Please help me with the questions.

The questions are based on the project we did (producing metal water bottles). Q1 means quarter 1. Also for question 4, our main customer is Costco then Walmart, and Target.

1. Sales were below plan for Q1 by 15%. That's significant. It seems perhaps less people are buying our bottles. Even with our differentiating features, we are concerned about this trend for the rest of the year. Could it be that retailers want to carry a more recognizable brand? Either way, please advise how you plan to overcome this trend and even recapture lost Q1 sales.

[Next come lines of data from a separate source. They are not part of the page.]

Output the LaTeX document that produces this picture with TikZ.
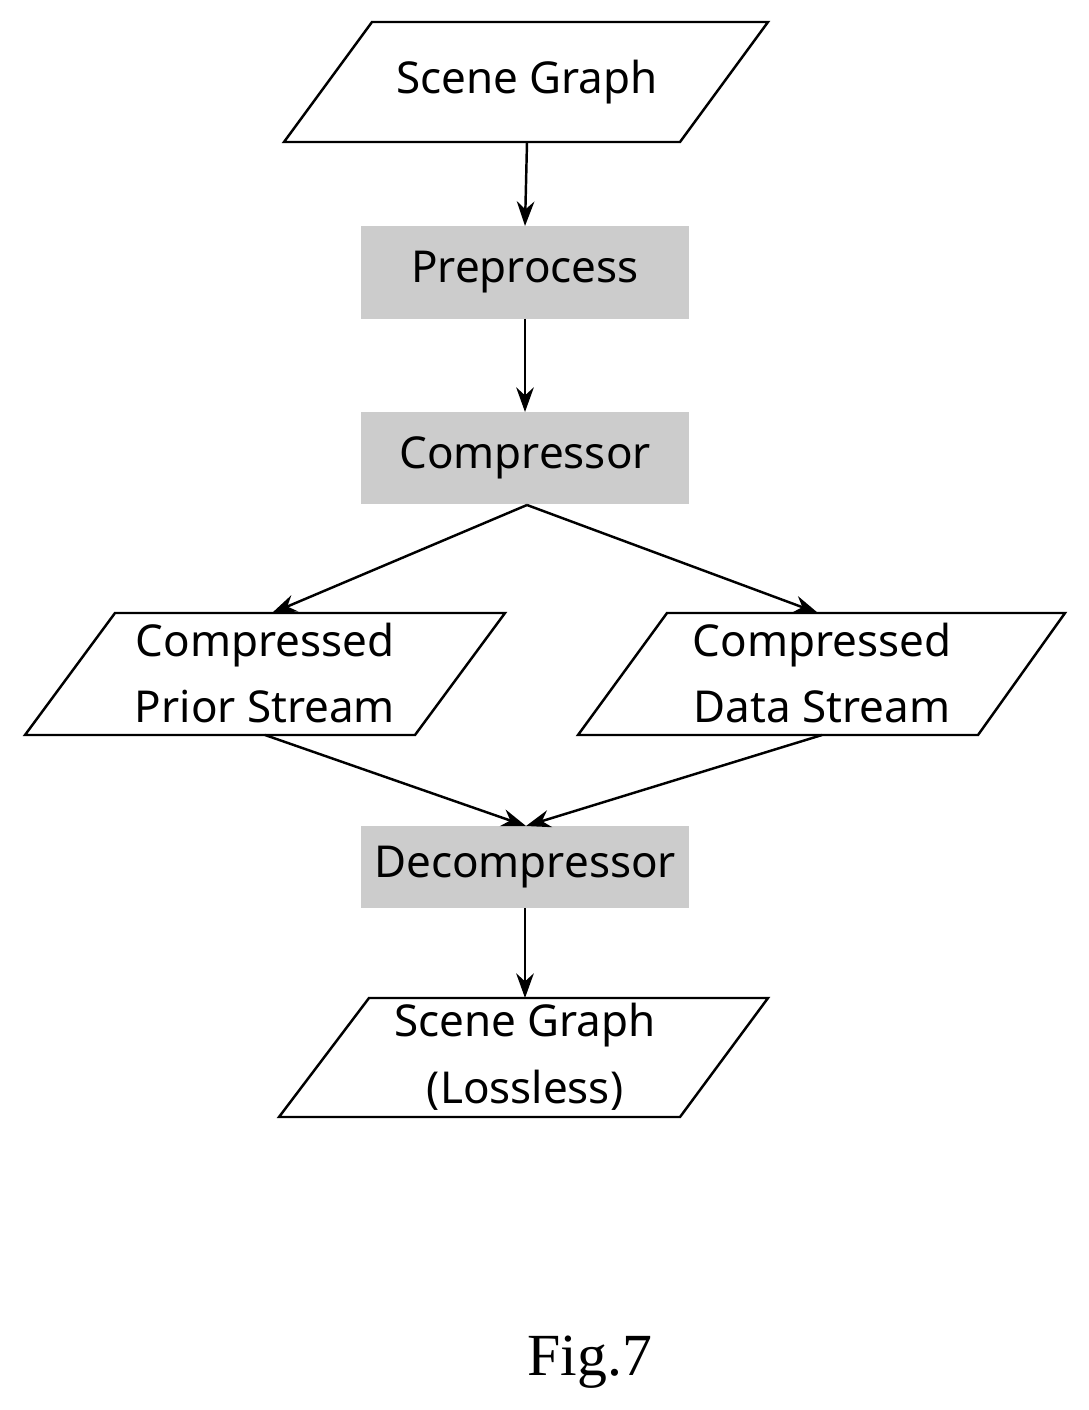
\documentclass[tikz,border=0pt]{standalone}
\usepackage{fontspec}
\setmainfont{Noto Sans}
\newfontfamily\figfont{Liberation Serif}
\usetikzlibrary{arrows.meta}
\tikzset{
  io/.style={draw, line width=0.7pt},
  proc/.style={fill=gray!40, draw=none},
  lbl/.style={font=\fontsize{12.5}{19}\selectfont, align=center},
  flow/.style={-{Stealth[length=7pt,width=5pt]}, line width=0.7pt},
}
\begin{document}
\begin{tikzpicture}[x=0.01cm,y=-0.01cm]
  \useasboundingbox (0,0) rectangle (1088,1410);
  % input
  \draw [io] (372,22) -- (768,22) -- (680,142) -- (284,142) -- cycle;
  \node [lbl] (sg) at (527,82) {Scene Graph};
  \coordinate (sgS) at (527,142);
  % boxes
  \fill [proc] (361,226) rectangle (689,319);
  \node [lbl] (pre) at (525,272) {Preprocess};
  \fill [proc] (361,412) rectangle (689,504);
  \node [lbl] (comp) at (525,458) {Compressor};
  \fill [proc] (361,826) rectangle (689,908);
  \node [lbl] (dec) at (525,867) {Decompressor};
  \coordinate (preN) at (525,226);
  \coordinate (preS) at (525,319);
  \coordinate (compN) at (525,412);
  \coordinate (compS) at (527,505);
  \coordinate (decN) at (526,826);
  \coordinate (decS) at (525,908);
  % streams
  \draw [io] (115,613) -- (505,613) -- (415,735) -- (25,735) -- cycle;
  \node [lbl] (prior) at (265,673) {Compressed\\Prior Stream};
  \draw [io] (667,613) -- (1065,613) -- (978,735) -- (578,735) -- cycle;
  \node [lbl] (data) at (822,673) {Compressed\\Data Stream};
  \coordinate (priorN) at (272,613);
  \coordinate (priorS) at (265,735);
  \coordinate (dataN) at (818,613);
  \coordinate (dataS) at (822,735);
  % output
  \draw [io] (369,998) -- (768,998) -- (680,1117) -- (279,1117) -- cycle;
  \node [lbl] (out) at (525,1057) {Scene Graph\\(Lossless)};
  \coordinate (outN) at (525,998);
  % arrows
  \draw [flow] (sgS) -- (preN);
  \draw [flow] (preS) -- (compN);
  \draw [flow] (compS) -- (priorN);
  \draw [flow] (compS) -- (dataN);
  \draw [flow] (priorS) -- (decN);
  \draw [flow] (dataS) -- (decN);
  \draw [flow] (decS) -- (outN);
  \node [font=\figfont\fontsize{17}{20}\selectfont] (fig) at (590,1362) {Fig.7};
\end{tikzpicture}
\end{document}
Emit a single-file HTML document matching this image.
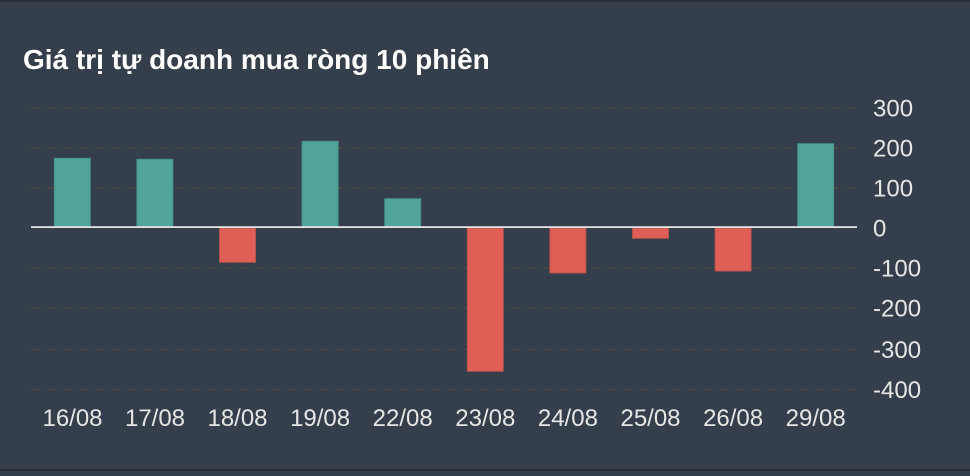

2. In addition to the above, it appears you have a large unfavorable Materials Quantity Variance. This seems to be related to your metal (steel & aluminum). Since this is the largest item in our product cost (42% - 48%), it has a significant bearing on our margins. Please explain what caused this and what you'll do to combat it. It is affecting our gross margins in Q1 by 3% points.

3. As we all know, steel & aluminum prices have has increased substantially these last few months due to the supply chain issues. Your unfavorable Materials Price Variance reveals this and has affected gross margin by 2% points on top of the quantity variance noted above. What will you do to ensure we can maintain reasonable pricing for our main raw material, or gain savings elsewhere to help our gross margins?

4. Costco has announced they may greatly reduce the amount they purchase from us. We knew we had a higher concentration in Costco, but now it may be coming back to haunt us. Please advise how we deal with this significant customer issue that will greatly affect sales.